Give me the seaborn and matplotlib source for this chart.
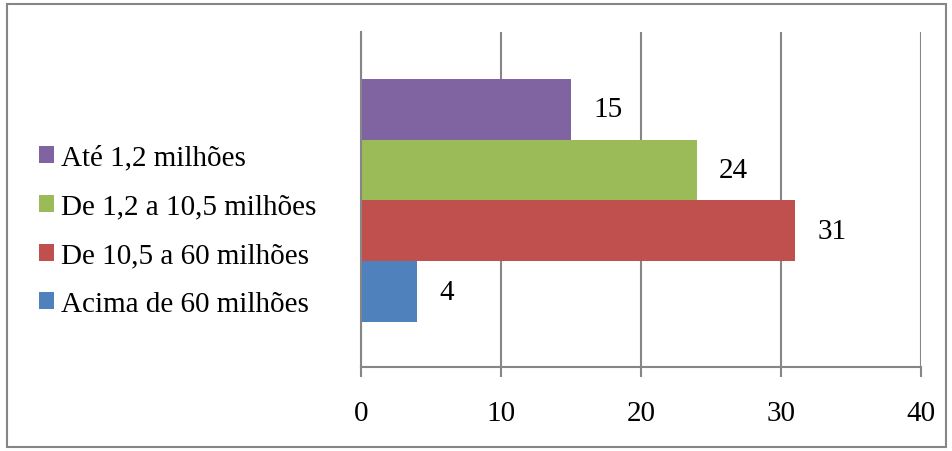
import matplotlib
matplotlib.use('Agg')
import matplotlib.pyplot as plt
import seaborn as sns
from matplotlib.patches import Patch, Rectangle

# Data
categorias = ['Até 1,2 milhões', 'De 1,2 a 10,5 milhões', 'De 10,5 a 60 milhões', 'Acima de 60 milhões']
valores = [15, 24, 31, 4]
cores = ['#8064A2', '#9BBB59', '#C0504D', '#4F81BD']
x_ticks = [0, 10, 20, 30, 40]

sns.set_style('white')
plt.rcParams['font.family'] = ['Liberation Serif', 'DejaVu Serif']
plt.rcParams['text.color'] = 'black'
plt.rcParams['xtick.color'] = 'black'

fig = plt.figure(figsize=(9.52, 4.52), dpi=100)
ax = fig.add_axes([361 / 952, 84 / 452, 560 / 952, 335 / 452])

sns.barplot(x=valores, y=categorias, hue=categorias, palette=cores,
            orient='h', width=1, legend=False, saturation=1, linewidth=0, ax=ax)

# value labels
for c in ax.containers:
    ax.bar_label(c, padding=16, fontsize=21, color='black')

ax.set_xlim(0, 40)
ax.set_ylim(4.24, -1.27)
ax.set_xticks(x_ticks)
ax.set_yticks([])
ax.set_xlabel('')
ax.set_ylabel('')

# grid and spines
grey = '#868686'
ax.grid(False)
for x in x_ticks:
    ax.axvline(x, color=grey, lw=1.5, zorder=0)
for s in ['top', 'right']:
    ax.spines[s].set_visible(False)
for s in ['left', 'bottom']:
    ax.spines[s].set_color(grey)
    ax.spines[s].set_linewidth(1.5)
ax.tick_params(axis='x', bottom=True, direction='out', length=7, width=1.5,
               color=grey, labelcolor='black', labelsize=21, pad=17)

# legend
handles = [Patch(facecolor=c, edgecolor='none') for c in cores]
fig.legend(handles, categorias, loc='center left', bbox_to_anchor=(27 / 952, 1 - 232 / 452),
           frameon=False, fontsize=21, handlelength=0.52, handleheight=0.52,
           handletextpad=0.25, labelspacing=0.78, borderaxespad=0, labelcolor='black')

# chart border
fig.patches.append(Rectangle((7 / 952, 4 / 452), 939 / 952, 443 / 452, transform=fig.transFigure,
                             fill=False, edgecolor=grey, lw=1.5))

fig.savefig('out.png', dpi=100)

### Instructions to follow
Pictures are excluded; copy all other data exactly as shown.

### Result of this exercise
Give me the seaborn and matplotlib source for this chart.
import matplotlib
matplotlib.use('Agg')
import matplotlib.pyplot as plt
import seaborn as sns
from matplotlib.patches import Patch, Rectangle

# Data
categorias = ['Até 1,2 milhões', 'De 1,2 a 10,5 milhões', 'De 10,5 a 60 milhões', 'Acima de 60 milhões']
valores = [15, 24, 31, 4]
cores = ['#8064A2', '#9BBB59', '#C0504D', '#4F81BD']
x_ticks = [0, 10, 20, 30, 40]

sns.set_style('white')
plt.rcParams['font.family'] = ['Liberation Serif', 'DejaVu Serif']
plt.rcParams['text.color'] = 'black'
plt.rcParams['xtick.color'] = 'black'

fig = plt.figure(figsize=(9.52, 4.52), dpi=100)
ax = fig.add_axes([361 / 952, 84 / 452, 560 / 952, 335 / 452])

sns.barplot(x=valores, y=categorias, hue=categorias, palette=cores,
            orient='h', width=1, legend=False, saturation=1, linewidth=0, ax=ax)

# value labels
for c in ax.containers:
    ax.bar_label(c, padding=16, fontsize=21, color='black')

ax.set_xlim(0, 40)
ax.set_ylim(4.24, -1.27)
ax.set_xticks(x_ticks)
ax.set_yticks([])
ax.set_xlabel('')
ax.set_ylabel('')

# grid and spines
grey = '#868686'
ax.grid(False)
for x in x_ticks:
    ax.axvline(x, color=grey, lw=1.5, zorder=0)
for s in ['top', 'right']:
    ax.spines[s].set_visible(False)
for s in ['left', 'bottom']:
    ax.spines[s].set_color(grey)
    ax.spines[s].set_linewidth(1.5)
ax.tick_params(axis='x', bottom=True, direction='out', length=7, width=1.5,
               color=grey, labelcolor='black', labelsize=21, pad=17)

# legend
handles = [Patch(facecolor=c, edgecolor='none') for c in cores]
fig.legend(handles, categorias, loc='center left', bbox_to_anchor=(27 / 952, 1 - 232 / 452),
           frameon=False, fontsize=21, handlelength=0.52, handleheight=0.52,
           handletextpad=0.25, labelspacing=0.78, borderaxespad=0, labelcolor='black')

# chart border
fig.patches.append(Rectangle((7 / 952, 4 / 452), 939 / 952, 443 / 452, transform=fig.transFigure,
                             fill=False, edgecolor=grey, lw=1.5))

fig.savefig('out.png', dpi=100)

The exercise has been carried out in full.